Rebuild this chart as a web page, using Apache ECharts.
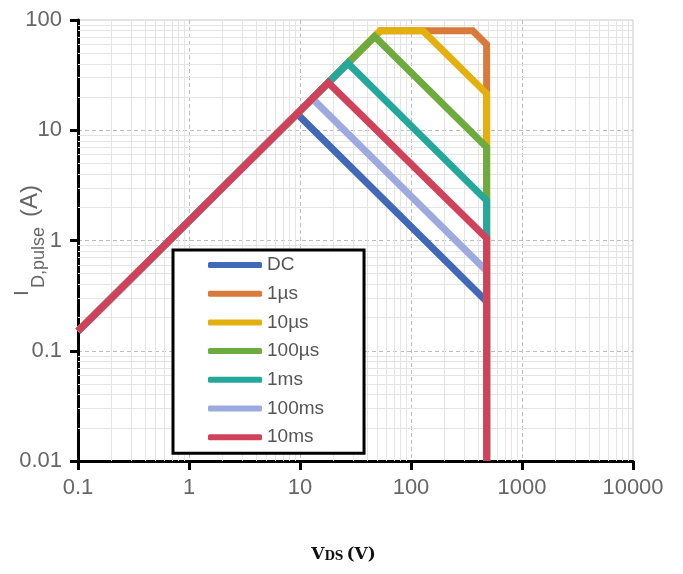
<!DOCTYPE html>
<html>
<head>
<meta charset="utf-8">
<script src="https://cdn.jsdelivr.net/npm/echarts@6/dist/echarts.min.js"></script>
<style>
html,body{margin:0;padding:0;background:#fff;}
#chart{width:683px;height:574px;}
</style>
</head>
<body>
<div id="chart"></div>
<script>
// ---- Data ----
var seriesNames = ['DC', '1µs', '10µs', '100µs', '1ms', '100ms', '10ms'];
var seriesColors = ['#4169B8', '#D97A3A', '#E3B00E', '#6EAB3E', '#24A89B', '#9DAADF', '#D0425A'];

var dcV    = [0.1, 9.4, 480, 480];
var dcI    = [0.15, 14.1, 0.28, 0.01];
var us1V   = [0.1, 53, 360, 480, 480];
var us1I   = [0.15, 80, 80, 60, 0.01];
var us10V  = [0.1, 53, 128, 480, 480];
var us10I  = [0.15, 80, 80, 21.5, 0.01];
var us100V = [0.1, 47, 480, 480];
var us100I = [0.15, 71, 7.0, 0.01];
var ms1V   = [0.1, 27, 480, 480];
var ms1I   = [0.15, 40.5, 2.3, 0.01];
var ms100V = [0.1, 12.9, 480, 480];
var ms100I = [0.15, 19.4, 0.53, 0.01];
var ms10V  = [0.1, 18, 480, 480];
var ms10I  = [0.15, 27, 1.05, 0.01];

var xTickLabels = ['0.1', '1', '10', '100', '1000', '10000'];
var yTickLabels = ['0.01', '0.1', '1', '10', '100'];

var allV = [dcV, us1V, us10V, us100V, ms1V, ms100V, ms10V];
var allI = [dcI, us1I, us10I, us100I, ms1I, ms100I, ms10I];

function zip(a, b) { return a.map(function (v, i) { return [v, b[i]]; }); }

// minor grid values (2..9 in each decade)
var xMinor = [], yMinor = [];
for (var d = -1; d < 4; d++) for (var k = 2; k <= 9; k++) xMinor.push(k * Math.pow(10, d));
for (var d2 = -2; d2 < 2; d2++) for (var k2 = 2; k2 <= 9; k2++) yMinor.push(k2 * Math.pow(10, d2));

var minorLines = xMinor.map(function (v) { return { xAxis: v }; })
  .concat(yMinor.map(function (v) { return { yAxis: v }; }));

var series = [{
  name: 'grid-minor',
  type: 'line',
  data: [],
  z: 1,
  silent: true,
  markLine: {
    silent: true,
    z: 1,
    symbol: 'none',
    label: { show: false },
    animation: false,
    lineStyle: { color: '#e4e4e4', width: 1, type: 'solid' },
    data: minorLines
  }
}];
seriesNames.forEach(function (n, i) {
  series.push({
    name: n,
    type: 'line',
    data: zip(allV[i], allI[i]),
    symbol: 'none',
    z: 2,
    lineStyle: { width: 7, color: seriesColors[i], join: 'miter' },
    itemStyle: { color: seriesColors[i] },
    animation: false
  });
});

function logLabel(arr, offset) {
  return function (v) { return arr[Math.round(Math.log10(v)) + offset] || ''; };
}

var chart = echarts.init(document.getElementById('chart'), null, { renderer: 'canvas' });
chart.setOption({
  backgroundColor: '#ffffff',
  animation: false,
  grid: {
    left: 78, right: 50, top: 20, bottom: 113,
    outerBoundsMode: 'none',
    containLabel: false,
    show: true, borderColor: '#c8c8c8', borderWidth: 1, backgroundColor: 'transparent'
  },
  legend: {
    data: seriesNames,
    orient: 'vertical',
    left: 173, top: 250,
    z: 10,
    padding: [5, 40, 6, 35],
    backgroundColor: '#fff',
    borderColor: '#000',
    borderWidth: 3,
    borderRadius: 0,
    icon: 'roundRect',
    itemWidth: 54,
    itemHeight: 6,
    itemGap: 8.7,
    textStyle: { fontFamily: 'Liberation Sans', fontSize: 19, color: '#555', lineHeight: 20, padding: [0, 0, 0, 0] }
  },
  xAxis: {
    type: 'log', logBase: 10, min: 0.1, max: 10000,
    name: '{v|V}{ds|DS}{v|(V)}',
    nameLocation: 'middle',
    nameGap: 82,
    nameTextStyle: {
      padding: [0, 24, 0, 0],
      rich: {
        v: { fontFamily: 'DejaVu Serif', fontWeight: 'bold', fontSize: 17, color: '#111', verticalAlign: 'bottom', lineHeight: 20 },
        ds: { fontFamily: 'DejaVu Serif', fontWeight: 'bold', fontSize: 12, color: '#111', verticalAlign: 'bottom', lineHeight: 18, padding: [0, 3, 0, 0] }
      }
    },
    axisLine: { show: true, onZero: false, lineStyle: { color: '#000', width: 3 } },
    axisTick: { show: true, length: 9, lineStyle: { color: '#000', width: 3 } },
    axisLabel: {
      formatter: logLabel(xTickLabels, 1),
      fontFamily: 'Liberation Sans', fontSize: 22, color: '#666', margin: 16
    },
    splitLine: { show: true, showMaxLine: false, lineStyle: { color: '#bdbdbd', width: 1, type: [4, 3] } },
    minorTick: { show: false },
    minorSplitLine: { show: false }
  },
  yAxis: {
    type: 'log', logBase: 10, min: 0.01, max: 100,
    name: '{i|I}{sub|D,pulse  }{a|(A)}',
    nameLocation: 'middle',
    nameGap: 30,
    nameMoveOverlap: false,
    nameRotate: 90,
    nameTextStyle: {
      rich: {
        i: { fontFamily: 'Liberation Sans', fontSize: 21, color: '#666', verticalAlign: 'top', lineHeight: 36 },
        sub: { fontFamily: 'Liberation Sans', fontSize: 18, color: '#666', verticalAlign: 'bottom', lineHeight: 36, padding: [0, 0, 0, 2] },
        a: { fontFamily: 'Liberation Sans', fontSize: 24, color: '#666', verticalAlign: 'middle', lineHeight: 36 }
      }
    },
    axisLine: { show: true, onZero: false, lineStyle: { color: '#000', width: 3 } },
    axisTick: { show: true, length: 8, lineStyle: { color: '#000', width: 3 } },
    axisLabel: {
      formatter: logLabel(yTickLabels, 2),
      fontFamily: 'Liberation Sans', fontSize: 22, color: '#666', margin: 16
    },
    splitLine: { show: true, showMaxLine: false, lineStyle: { color: '#bdbdbd', width: 1, type: [4, 3] } },
    minorTick: { show: false },
    minorSplitLine: { show: false }
  },
  series: series
});
</script>
</body>
</html>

> [WHAT YOU SHOULD DO]:
Copy nothing but the lines from the top of the material through the line holding "27, 1.05, 0.01];", exactly as written; omit pictures.

> [THE OUTPUT]:
Rebuild this chart as a web page, using Apache ECharts.
<!DOCTYPE html>
<html>
<head>
<meta charset="utf-8">
<script src="https://cdn.jsdelivr.net/npm/echarts@6/dist/echarts.min.js"></script>
<style>
html,body{margin:0;padding:0;background:#fff;}
#chart{width:683px;height:574px;}
</style>
</head>
<body>
<div id="chart"></div>
<script>
// ---- Data ----
var seriesNames = ['DC', '1µs', '10µs', '100µs', '1ms', '100ms', '10ms'];
var seriesColors = ['#4169B8', '#D97A3A', '#E3B00E', '#6EAB3E', '#24A89B', '#9DAADF', '#D0425A'];

var dcV    = [0.1, 9.4, 480, 480];
var dcI    = [0.15, 14.1, 0.28, 0.01];
var us1V   = [0.1, 53, 360, 480, 480];
var us1I   = [0.15, 80, 80, 60, 0.01];
var us10V  = [0.1, 53, 128, 480, 480];
var us10I  = [0.15, 80, 80, 21.5, 0.01];
var us100V = [0.1, 47, 480, 480];
var us100I = [0.15, 71, 7.0, 0.01];
var ms1V   = [0.1, 27, 480, 480];
var ms1I   = [0.15, 40.5, 2.3, 0.01];
var ms100V = [0.1, 12.9, 480, 480];
var ms100I = [0.15, 19.4, 0.53, 0.01];
var ms10V  = [0.1, 18, 480, 480];
var ms10I  = [0.15, 27, 1.05, 0.01];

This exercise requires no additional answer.